◆ What you have to do ◆
All of the lines below are to be transcribed faithfully, with pictures excluded from the copy.

◆ Collected material ◆
------

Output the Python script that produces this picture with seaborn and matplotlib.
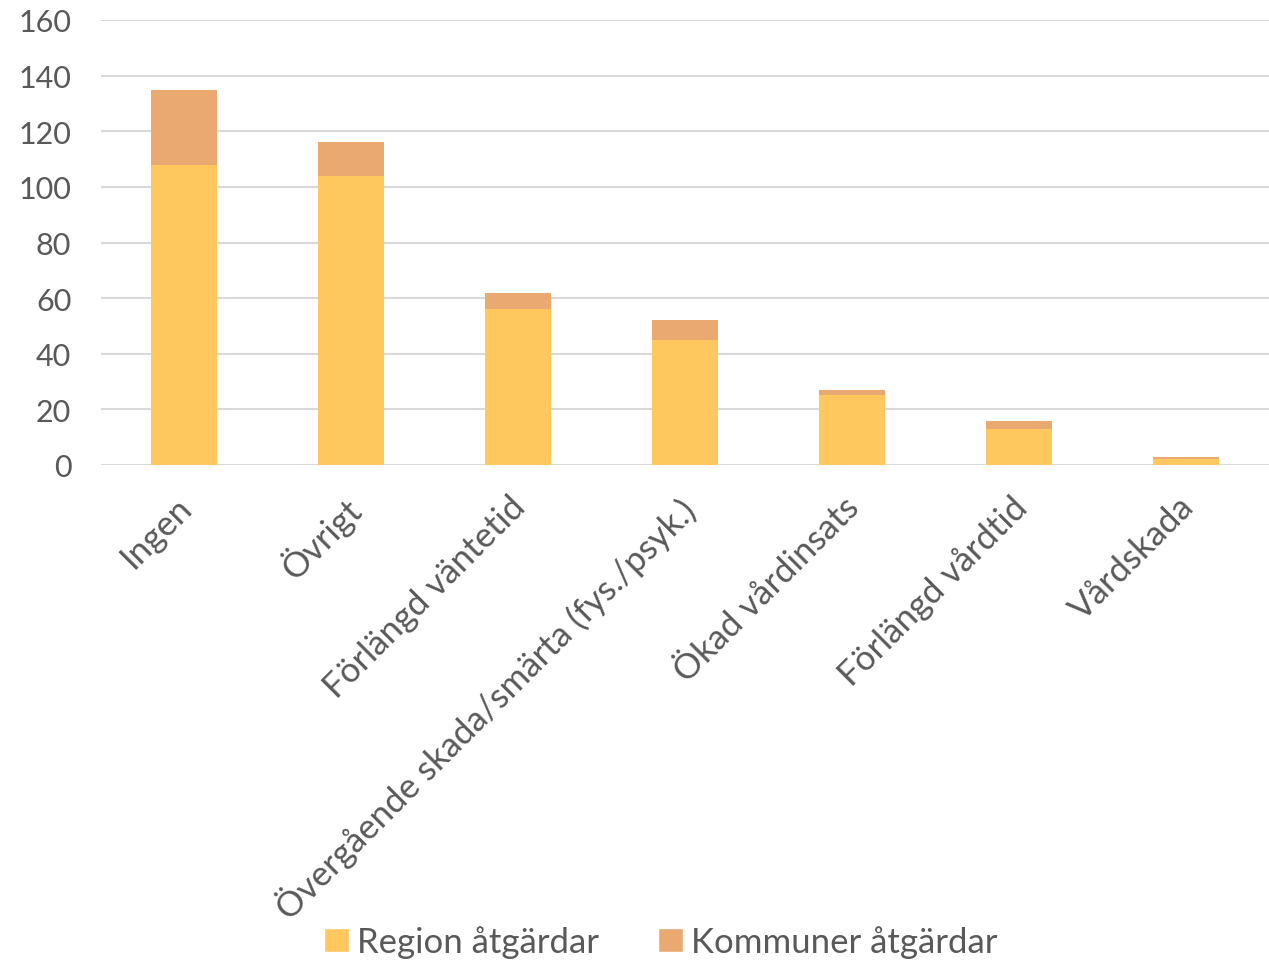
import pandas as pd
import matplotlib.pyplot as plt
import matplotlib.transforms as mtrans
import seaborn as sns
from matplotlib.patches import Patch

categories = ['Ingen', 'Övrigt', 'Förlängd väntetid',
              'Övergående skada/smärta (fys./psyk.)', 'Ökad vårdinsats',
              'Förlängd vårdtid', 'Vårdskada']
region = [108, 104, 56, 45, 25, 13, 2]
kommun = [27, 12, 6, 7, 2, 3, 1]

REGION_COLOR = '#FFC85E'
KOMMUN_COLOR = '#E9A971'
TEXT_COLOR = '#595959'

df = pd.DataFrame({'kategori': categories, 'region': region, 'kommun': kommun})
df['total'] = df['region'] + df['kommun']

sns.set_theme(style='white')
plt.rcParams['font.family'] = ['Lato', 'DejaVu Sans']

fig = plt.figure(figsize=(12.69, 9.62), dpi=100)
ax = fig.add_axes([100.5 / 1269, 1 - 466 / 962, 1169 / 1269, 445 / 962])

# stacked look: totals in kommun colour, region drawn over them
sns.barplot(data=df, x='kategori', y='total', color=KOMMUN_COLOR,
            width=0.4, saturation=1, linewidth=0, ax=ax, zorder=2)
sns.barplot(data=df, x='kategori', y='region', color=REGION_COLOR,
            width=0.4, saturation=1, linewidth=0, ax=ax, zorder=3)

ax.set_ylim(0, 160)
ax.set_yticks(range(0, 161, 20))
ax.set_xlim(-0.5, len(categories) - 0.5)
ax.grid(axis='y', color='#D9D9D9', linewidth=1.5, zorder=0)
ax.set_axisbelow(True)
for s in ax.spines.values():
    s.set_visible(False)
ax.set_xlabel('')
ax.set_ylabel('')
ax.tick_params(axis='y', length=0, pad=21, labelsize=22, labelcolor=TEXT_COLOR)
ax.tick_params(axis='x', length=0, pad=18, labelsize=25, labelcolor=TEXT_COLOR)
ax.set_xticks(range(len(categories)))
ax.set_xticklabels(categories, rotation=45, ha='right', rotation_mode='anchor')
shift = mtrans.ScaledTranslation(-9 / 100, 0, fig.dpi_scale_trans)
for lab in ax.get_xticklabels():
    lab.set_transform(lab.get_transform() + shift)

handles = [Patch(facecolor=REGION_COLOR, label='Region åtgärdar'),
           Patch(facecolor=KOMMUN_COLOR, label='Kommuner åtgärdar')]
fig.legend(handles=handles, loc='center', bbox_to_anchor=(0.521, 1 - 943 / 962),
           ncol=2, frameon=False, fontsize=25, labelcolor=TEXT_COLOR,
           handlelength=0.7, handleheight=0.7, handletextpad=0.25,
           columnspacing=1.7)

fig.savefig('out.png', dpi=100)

------

◆ Exercise response ◆
Output the Python script that produces this picture with seaborn and matplotlib.
import pandas as pd
import matplotlib.pyplot as plt
import matplotlib.transforms as mtrans
import seaborn as sns
from matplotlib.patches import Patch

categories = ['Ingen', 'Övrigt', 'Förlängd väntetid',
              'Övergående skada/smärta (fys./psyk.)', 'Ökad vårdinsats',
              'Förlängd vårdtid', 'Vårdskada']
region = [108, 104, 56, 45, 25, 13, 2]
kommun = [27, 12, 6, 7, 2, 3, 1]

REGION_COLOR = '#FFC85E'
KOMMUN_COLOR = '#E9A971'
TEXT_COLOR = '#595959'

df = pd.DataFrame({'kategori': categories, 'region': region, 'kommun': kommun})
df['total'] = df['region'] + df['kommun']

sns.set_theme(style='white')
plt.rcParams['font.family'] = ['Lato', 'DejaVu Sans']

fig = plt.figure(figsize=(12.69, 9.62), dpi=100)
ax = fig.add_axes([100.5 / 1269, 1 - 466 / 962, 1169 / 1269, 445 / 962])

# stacked look: totals in kommun colour, region drawn over them
sns.barplot(data=df, x='kategori', y='total', color=KOMMUN_COLOR,
            width=0.4, saturation=1, linewidth=0, ax=ax, zorder=2)
sns.barplot(data=df, x='kategori', y='region', color=REGION_COLOR,
            width=0.4, saturation=1, linewidth=0, ax=ax, zorder=3)

ax.set_ylim(0, 160)
ax.set_yticks(range(0, 161, 20))
ax.set_xlim(-0.5, len(categories) - 0.5)
ax.grid(axis='y', color='#D9D9D9', linewidth=1.5, zorder=0)
ax.set_axisbelow(True)
for s in ax.spines.values():
    s.set_visible(False)
ax.set_xlabel('')
ax.set_ylabel('')
ax.tick_params(axis='y', length=0, pad=21, labelsize=22, labelcolor=TEXT_COLOR)
ax.tick_params(axis='x', length=0, pad=18, labelsize=25, labelcolor=TEXT_COLOR)
ax.set_xticks(range(len(categories)))
ax.set_xticklabels(categories, rotation=45, ha='right', rotation_mode='anchor')
shift = mtrans.ScaledTranslation(-9 / 100, 0, fig.dpi_scale_trans)
for lab in ax.get_xticklabels():
    lab.set_transform(lab.get_transform() + shift)

handles = [Patch(facecolor=REGION_COLOR, label='Region åtgärdar'),
           Patch(facecolor=KOMMUN_COLOR, label='Kommuner åtgärdar')]
fig.legend(handles=handles, loc='center', bbox_to_anchor=(0.521, 1 - 943 / 962),
           ncol=2, frameon=False, fontsize=25, labelcolor=TEXT_COLOR,
           handlelength=0.7, handleheight=0.7, handletextpad=0.25,
           columnspacing=1.7)

fig.savefig('out.png', dpi=100)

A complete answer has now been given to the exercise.